I got a bee in my bonnet to sew this weekend, and settled on making a new dog bed for Mibbit, our female Bichon. I was feeling bad for her because it’s been really cold for the first time this winter and our wood floors make for some chilly napping. Bibbits likes to crawl into my laundry basket and make a nest on the dirty clothes to keep warm. We used to have a dog pillow she was particularly fond of, but after she had her first litter of puppies on it, it had definitely seen better days.
It’s not all that hard to make a big, square pillow that’s sewn on all four sides, so instructions are kind of unnecessary. I will share the basics though. The fill is shredded foam and cedar chips. The cedar chips are a natural flea and tick repellent that you can buy at any farm or pet store for less than $10. They smell good and absorb odors. The remainder of the filling was a bag of shredded foam from JoAnn’s, which I got an amazing deal on today, paying less than $2 a bag.
I chose to use scrap fabric for this project. For the shell of the pillow, I had one large piece of white cotton eyelet that was the perfect size, about 23.5″ x 28.5″. when folded in half. I left the fold and serged two other sides, leaving one of the short ends open, yielding a 23″ x 28″ finished size when turned right side out. I used about a third of the brick of compressed cedar I bought, mixed with one full bag of shredded foam, to loosely stuff the shell. Then I stitched the remaining side closed on the sewing machine.
I made a pillow cover from a remnant of fabric that I don’t remember actually acquiring.

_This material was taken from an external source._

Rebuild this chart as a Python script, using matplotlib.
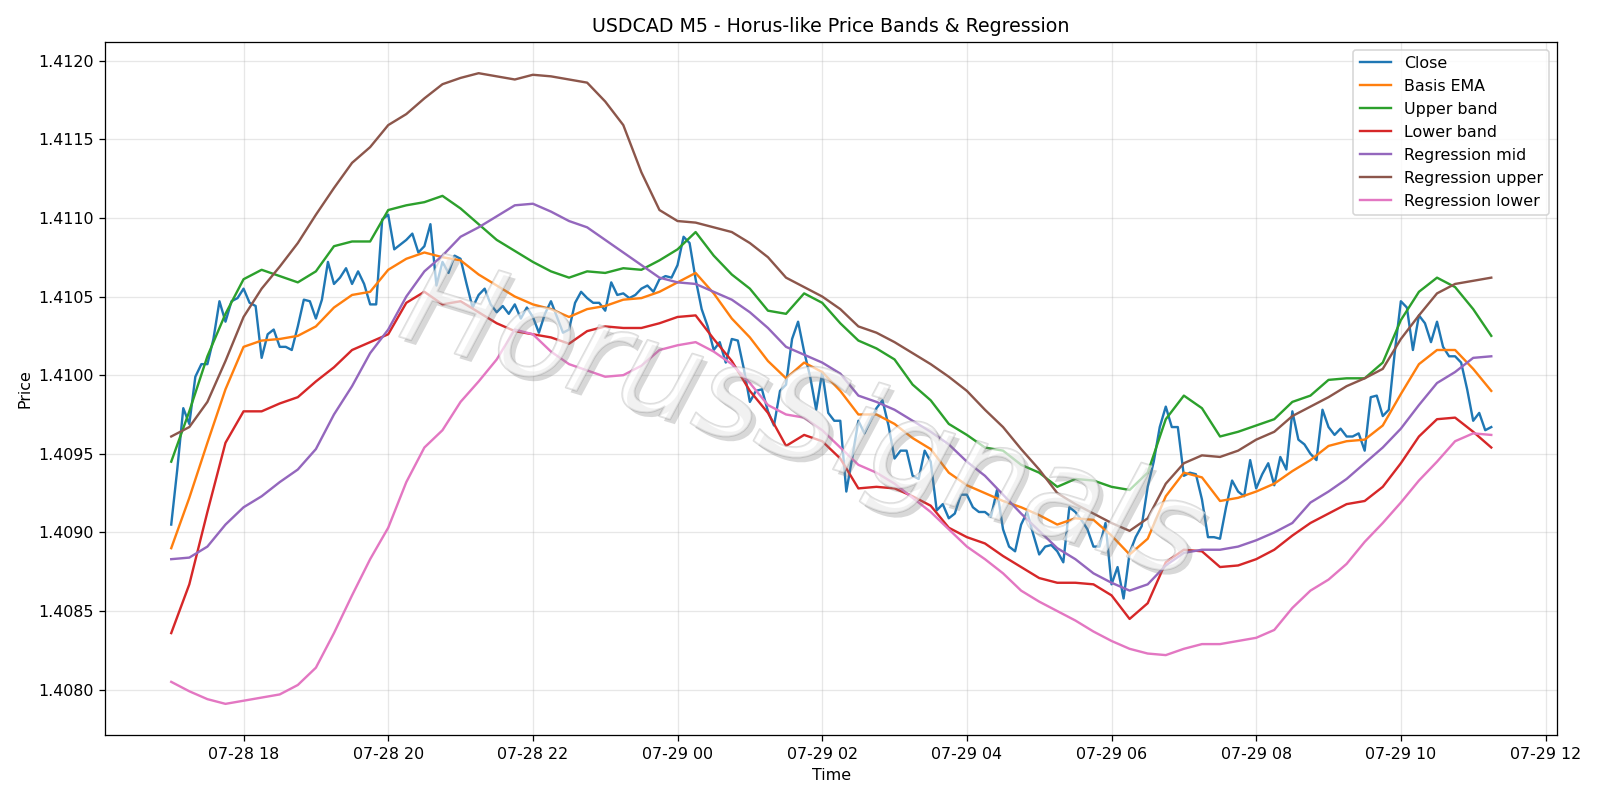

It’s always been here, and I’m not sure where it came from. Considering we actually built this house, it could not have been left by a prior resident. It reminds me of kitchen curtains, and ugly ones at that, but it’s fairly heavy weight and should stand up to a bit of use. It wasn’t quite wide enough, so I grabbed a ridiculously small scrap brown corduroy that I’ve been saving for the last 25 years and made a border for the top of the cover. I could see I had cut a garment pattern of some sort out of the corduroy, but I can’t think of what it was, and whatever it was, it was many years and many sizes ago. The cover is about a half an inch overall bigger than the pillow when finished.
If you want to get really fancy, you can sew a zipper into one of the seams of your cover, or overlap the back like a pillow sham, both to make the cover easy to remove and launder. For this cover, after I inserted the pillow, I just sewed the opening closed on my sewing machine and called it a day.
Mibbit doesn’t have to be shown twice. I put her on her new pillow and she hasn’t gotten off it yet. Last I looked, our other Bichon, Marley, was also firmly planted on it. Priceless.